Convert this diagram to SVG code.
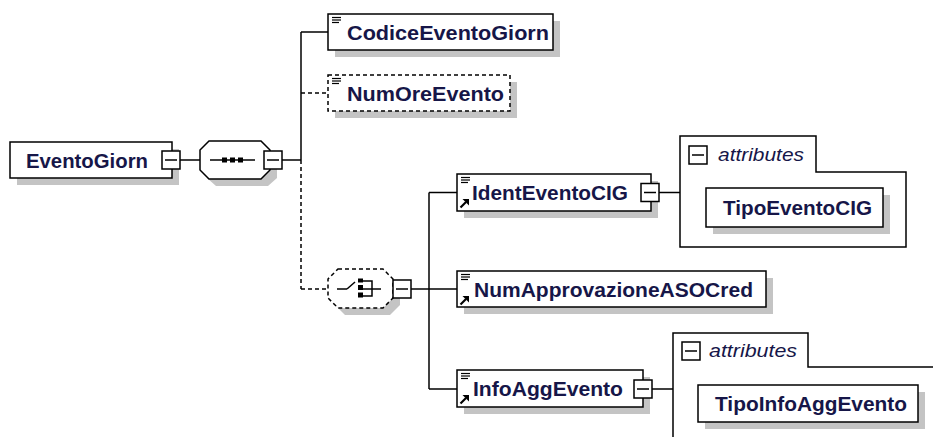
<svg xmlns="http://www.w3.org/2000/svg" width="933" height="437" viewBox="0 0 933 437">
<defs>
<style>
.bx{fill:#fff;stroke:#000;stroke-width:1.5}
.dbx{fill:#fff;stroke:#000;stroke-width:1.5;stroke-dasharray:4 3}
.sh{fill:#c4c4c4;stroke:none}
.ln{fill:none;stroke:#000;stroke-width:1.5}
.dl{fill:none;stroke:#000;stroke-width:1.5;stroke-dasharray:4 3}
.t{font-family:"Liberation Sans",Arial,sans-serif;font-weight:bold;font-size:21px;fill:#161648}
.a{font-family:"Liberation Sans",Arial,sans-serif;font-style:italic;font-size:18px;fill:#161648}
.ic{stroke:#000;stroke-width:1.2}
</style>
<g id="lines-icon">
<line class="ic" x1="0" y1="0.5" x2="9" y2="0.5"/>
<line class="ic" x1="0" y1="3" x2="9" y2="3"/>
<line class="ic" x1="0" y1="5.5" x2="7" y2="5.5"/>
</g>
<g id="ref-icon">
<line x1="0.5" y1="8.5" x2="6" y2="3" stroke="#000" stroke-width="2.2"/>
<polygon points="2.5,0 9,0 9,6.5" fill="#000"/>
</g>
<g id="minus">
<rect x="0" y="0" width="18" height="18" class="bx"/>
<line x1="3" y1="9" x2="15" y2="9" class="ln"/>
</g>
</defs>
<rect width="933" height="437" fill="#fff"/>

<g id="connectors">
<line class="ln" x1="180" y1="160" x2="200" y2="160"/>
<line class="ln" x1="282" y1="160" x2="301" y2="160"/>
<line class="ln" x1="301" y1="32" x2="301" y2="160"/>
<line class="ln" x1="301" y1="32" x2="328" y2="32"/>
<line class="dl" x1="301" y1="93" x2="328" y2="93"/>
<line class="dl" x1="301" y1="160" x2="301" y2="289"/>
<line class="dl" x1="301" y1="289" x2="330" y2="289"/>
<line class="ln" x1="411" y1="289" x2="429" y2="289"/>
<line class="ln" x1="429" y1="192.5" x2="429" y2="389"/>
<line class="ln" x1="429" y1="192.5" x2="457" y2="192.5"/>
<line class="ln" x1="429" y1="289" x2="457" y2="289"/>
<line class="ln" x1="429" y1="389" x2="457" y2="389"/>
<line class="ln" x1="659" y1="192.5" x2="680" y2="192.5"/>
<line class="ln" x1="652" y1="389" x2="673" y2="389"/>
</g>

<g id="EventoGiorn">
<rect class="sh" x="17" y="149" width="162" height="36"/>
<rect class="bx" x="10" y="142" width="162" height="36"/>
<text class="t" x="26" y="167.5" textLength="122" lengthAdjust="spacingAndGlyphs">EventoGiorn</text>
<use href="#minus" x="162" y="151"/>
</g>

<g id="sequence">
<polygon class="sh" points="216,148 268,148 277,157 277,178 268,186 216,186 207,178 207,157"/>
<polygon class="bx" points="209,141 261,141 270,150 270,170 261,179 209,179 200,170 200,150"/>
<line class="ln" x1="210" y1="160" x2="255" y2="160"/>
<rect x="222" y="157.5" width="5" height="5" fill="#000"/>
<rect x="230" y="157.5" width="5" height="5" fill="#000"/>
<rect x="238" y="157.5" width="5" height="5" fill="#000"/>
<use href="#minus" x="264" y="151"/>
</g>

<g id="CodiceEventoGiorn">
<rect class="sh" x="335" y="21" width="225" height="36"/>
<rect class="bx" x="328" y="14" width="225" height="36"/>
<use href="#lines-icon" x="332" y="17"/>
<text class="t" x="347" y="39.5" textLength="202" lengthAdjust="spacingAndGlyphs">CodiceEventoGiorn</text>
</g>

<g id="NumOreEvento">
<rect class="sh" x="335" y="82" width="182" height="36"/>
<rect class="dbx" x="328" y="75" width="182" height="36"/>
<use href="#lines-icon" x="332" y="78"/>
<text class="t" x="347" y="100.5" textLength="157" lengthAdjust="spacingAndGlyphs">NumOreEvento</text>
</g>

<g id="choice">
<polygon class="sh" points="345,276 390,276 400,286 400,305 390,315 345,315 335,305 335,286"/>
<polygon class="dbx" points="338,269 383,269 393,279 393,298 383,308 338,308 328,298 328,279"/>
<line class="ln" x1="337" y1="289" x2="347" y2="289"/>
<line class="ln" x1="347" y1="289" x2="355" y2="282"/>
<rect x="358" y="278.5" width="5" height="4" fill="#000"/>
<rect x="358" y="285" width="5" height="5" fill="#000"/>
<rect x="358" y="292.5" width="5" height="5" fill="#000"/>
<polyline class="ln" points="363,281 372,281 372,296 363,296"/>
<line class="ln" x1="363" y1="289" x2="381" y2="289"/>
<use href="#minus" x="393" y="280"/>
</g>

<g id="IdentEventoCIG">
<rect class="sh" x="464" y="181" width="194" height="37"/>
<rect class="bx" x="457" y="174" width="194" height="37"/>
<use href="#lines-icon" x="461" y="177"/>
<use href="#ref-icon" x="460" y="199"/>
<text class="t" x="472" y="200" textLength="156" lengthAdjust="spacingAndGlyphs">IdentEventoCIG</text>
<use href="#minus" x="641" y="183.5"/>
</g>

<g id="attributes1">
<path class="ln" d="M680,136 H816 V172 H906 V247 H680 Z"/>
<use href="#minus" x="689" y="146"/>
<text class="a" x="718" y="161" textLength="86" lengthAdjust="spacingAndGlyphs">attributes</text>
</g>

<g id="TipoEventoCIG">
<rect class="sh" x="713" y="195" width="177" height="39"/>
<rect class="bx" x="706" y="188" width="177" height="39"/>
<text class="t" x="723" y="215" textLength="149" lengthAdjust="spacingAndGlyphs">TipoEventoCIG</text>
</g>

<g id="NumApprovazioneASOCred">
<rect class="sh" x="464" y="278" width="309" height="36"/>
<rect class="bx" x="457" y="271" width="309" height="36"/>
<use href="#lines-icon" x="461" y="274"/>
<use href="#ref-icon" x="460" y="296"/>
<text class="t" x="474" y="296.5" textLength="279" lengthAdjust="spacingAndGlyphs">NumApprovazioneASOCred</text>
</g>

<g id="InfoAggEvento">
<rect class="sh" x="464" y="377" width="186" height="37"/>
<rect class="bx" x="457" y="370" width="186" height="37"/>
<use href="#lines-icon" x="461" y="373"/>
<use href="#ref-icon" x="460" y="395"/>
<text class="t" x="473" y="396" textLength="150" lengthAdjust="spacingAndGlyphs">InfoAggEvento</text>
<use href="#minus" x="634" y="380"/>
</g>

<g id="attributes2">
<path class="ln" d="M673,440 V333 H808 V367 H940"/>
<use href="#minus" x="682" y="342"/>
<text class="a" x="709" y="357" textLength="88" lengthAdjust="spacingAndGlyphs">attributes</text>
</g>

<g id="TipoInfoAggEvento">
<rect class="sh" x="705" y="392" width="220" height="37"/>
<rect class="bx" x="698" y="385" width="220" height="37"/>
<text class="t" x="715" y="410.5" textLength="192" lengthAdjust="spacingAndGlyphs">TipoInfoAggEvento</text>
</g>
</svg>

○ ○ ○ ○

> WRITTEN INSTRUCTION: Without the pictures, transcribe the listing above exactly.

> WRITTEN REPLY:
Convert this diagram to SVG code.
<svg xmlns="http://www.w3.org/2000/svg" width="933" height="437" viewBox="0 0 933 437">
<defs>
<style>
.bx{fill:#fff;stroke:#000;stroke-width:1.5}
.dbx{fill:#fff;stroke:#000;stroke-width:1.5;stroke-dasharray:4 3}
.sh{fill:#c4c4c4;stroke:none}
.ln{fill:none;stroke:#000;stroke-width:1.5}
.dl{fill:none;stroke:#000;stroke-width:1.5;stroke-dasharray:4 3}
.t{font-family:"Liberation Sans",Arial,sans-serif;font-weight:bold;font-size:21px;fill:#161648}
.a{font-family:"Liberation Sans",Arial,sans-serif;font-style:italic;font-size:18px;fill:#161648}
.ic{stroke:#000;stroke-width:1.2}
</style>
<g id="lines-icon">
<line class="ic" x1="0" y1="0.5" x2="9" y2="0.5"/>
<line class="ic" x1="0" y1="3" x2="9" y2="3"/>
<line class="ic" x1="0" y1="5.5" x2="7" y2="5.5"/>
</g>
<g id="ref-icon">
<line x1="0.5" y1="8.5" x2="6" y2="3" stroke="#000" stroke-width="2.2"/>
<polygon points="2.5,0 9,0 9,6.5" fill="#000"/>
</g>
<g id="minus">
<rect x="0" y="0" width="18" height="18" class="bx"/>
<line x1="3" y1="9" x2="15" y2="9" class="ln"/>
</g>
</defs>
<rect width="933" height="437" fill="#fff"/>

<g id="connectors">
<line class="ln" x1="180" y1="160" x2="200" y2="160"/>
<line class="ln" x1="282" y1="160" x2="301" y2="160"/>
<line class="ln" x1="301" y1="32" x2="301" y2="160"/>
<line class="ln" x1="301" y1="32" x2="328" y2="32"/>
<line class="dl" x1="301" y1="93" x2="328" y2="93"/>
<line class="dl" x1="301" y1="160" x2="301" y2="289"/>
<line class="dl" x1="301" y1="289" x2="330" y2="289"/>
<line class="ln" x1="411" y1="289" x2="429" y2="289"/>
<line class="ln" x1="429" y1="192.5" x2="429" y2="389"/>
<line class="ln" x1="429" y1="192.5" x2="457" y2="192.5"/>
<line class="ln" x1="429" y1="289" x2="457" y2="289"/>
<line class="ln" x1="429" y1="389" x2="457" y2="389"/>
<line class="ln" x1="659" y1="192.5" x2="680" y2="192.5"/>
<line class="ln" x1="652" y1="389" x2="673" y2="389"/>
</g>

<g id="EventoGiorn">
<rect class="sh" x="17" y="149" width="162" height="36"/>
<rect class="bx" x="10" y="142" width="162" height="36"/>
<text class="t" x="26" y="167.5" textLength="122" lengthAdjust="spacingAndGlyphs">EventoGiorn</text>
<use href="#minus" x="162" y="151"/>
</g>

<g id="sequence">
<polygon class="sh" points="216,148 268,148 277,157 277,178 268,186 216,186 207,178 207,157"/>
<polygon class="bx" points="209,141 261,141 270,150 270,170 261,179 209,179 200,170 200,150"/>
<line class="ln" x1="210" y1="160" x2="255" y2="160"/>
<rect x="222" y="157.5" width="5" height="5" fill="#000"/>
<rect x="230" y="157.5" width="5" height="5" fill="#000"/>
<rect x="238" y="157.5" width="5" height="5" fill="#000"/>
<use href="#minus" x="264" y="151"/>
</g>

<g id="CodiceEventoGiorn">
<rect class="sh" x="335" y="21" width="225" height="36"/>
<rect class="bx" x="328" y="14" width="225" height="36"/>
<use href="#lines-icon" x="332" y="17"/>
<text class="t" x="347" y="39.5" textLength="202" lengthAdjust="spacingAndGlyphs">CodiceEventoGiorn</text>
</g>

<g id="NumOreEvento">
<rect class="sh" x="335" y="82" width="182" height="36"/>
<rect class="dbx" x="328" y="75" width="182" height="36"/>
<use href="#lines-icon" x="332" y="78"/>
<text class="t" x="347" y="100.5" textLength="157" lengthAdjust="spacingAndGlyphs">NumOreEvento</text>
</g>

<g id="choice">
<polygon class="sh" points="345,276 390,276 400,286 400,305 390,315 345,315 335,305 335,286"/>
<polygon class="dbx" points="338,269 383,269 393,279 393,298 383,308 338,308 328,298 328,279"/>
<line class="ln" x1="337" y1="289" x2="347" y2="289"/>
<line class="ln" x1="347" y1="289" x2="355" y2="282"/>
<rect x="358" y="278.5" width="5" height="4" fill="#000"/>
<rect x="358" y="285" width="5" height="5" fill="#000"/>
<rect x="358" y="292.5" width="5" height="5" fill="#000"/>
<polyline class="ln" points="363,281 372,281 372,296 363,296"/>
<line class="ln" x1="363" y1="289" x2="381" y2="289"/>
<use href="#minus" x="393" y="280"/>
</g>

<g id="IdentEventoCIG">
<rect class="sh" x="464" y="181" width="194" height="37"/>
<rect class="bx" x="457" y="174" width="194" height="37"/>
<use href="#lines-icon" x="461" y="177"/>
<use href="#ref-icon" x="460" y="199"/>
<text class="t" x="472" y="200" textLength="156" lengthAdjust="spacingAndGlyphs">IdentEventoCIG</text>
<use href="#minus" x="641" y="183.5"/>
</g>

<g id="attributes1">
<path class="ln" d="M680,136 H816 V172 H906 V247 H680 Z"/>
<use href="#minus" x="689" y="146"/>
<text class="a" x="718" y="161" textLength="86" lengthAdjust="spacingAndGlyphs">attributes</text>
</g>

<g id="TipoEventoCIG">
<rect class="sh" x="713" y="195" width="177" height="39"/>
<rect class="bx" x="706" y="188" width="177" height="39"/>
<text class="t" x="723" y="215" textLength="149" lengthAdjust="spacingAndGlyphs">TipoEventoCIG</text>
</g>

<g id="NumApprovazioneASOCred">
<rect class="sh" x="464" y="278" width="309" height="36"/>
<rect class="bx" x="457" y="271" width="309" height="36"/>
<use href="#lines-icon" x="461" y="274"/>
<use href="#ref-icon" x="460" y="296"/>
<text class="t" x="474" y="296.5" textLength="279" lengthAdjust="spacingAndGlyphs">NumApprovazioneASOCred</text>
</g>

<g id="InfoAggEvento">
<rect class="sh" x="464" y="377" width="186" height="37"/>
<rect class="bx" x="457" y="370" width="186" height="37"/>
<use href="#lines-icon" x="461" y="373"/>
<use href="#ref-icon" x="460" y="395"/>
<text class="t" x="473" y="396" textLength="150" lengthAdjust="spacingAndGlyphs">InfoAggEvento</text>
<use href="#minus" x="634" y="380"/>
</g>

<g id="attributes2">
<path class="ln" d="M673,440 V333 H808 V367 H940"/>
<use href="#minus" x="682" y="342"/>
<text class="a" x="709" y="357" textLength="88" lengthAdjust="spacingAndGlyphs">attributes</text>
</g>

<g id="TipoInfoAggEvento">
<rect class="sh" x="705" y="392" width="220" height="37"/>
<rect class="bx" x="698" y="385" width="220" height="37"/>
<text class="t" x="715" y="410.5" textLength="192" lengthAdjust="spacingAndGlyphs">TipoInfoAggEvento</text>
</g>
</svg>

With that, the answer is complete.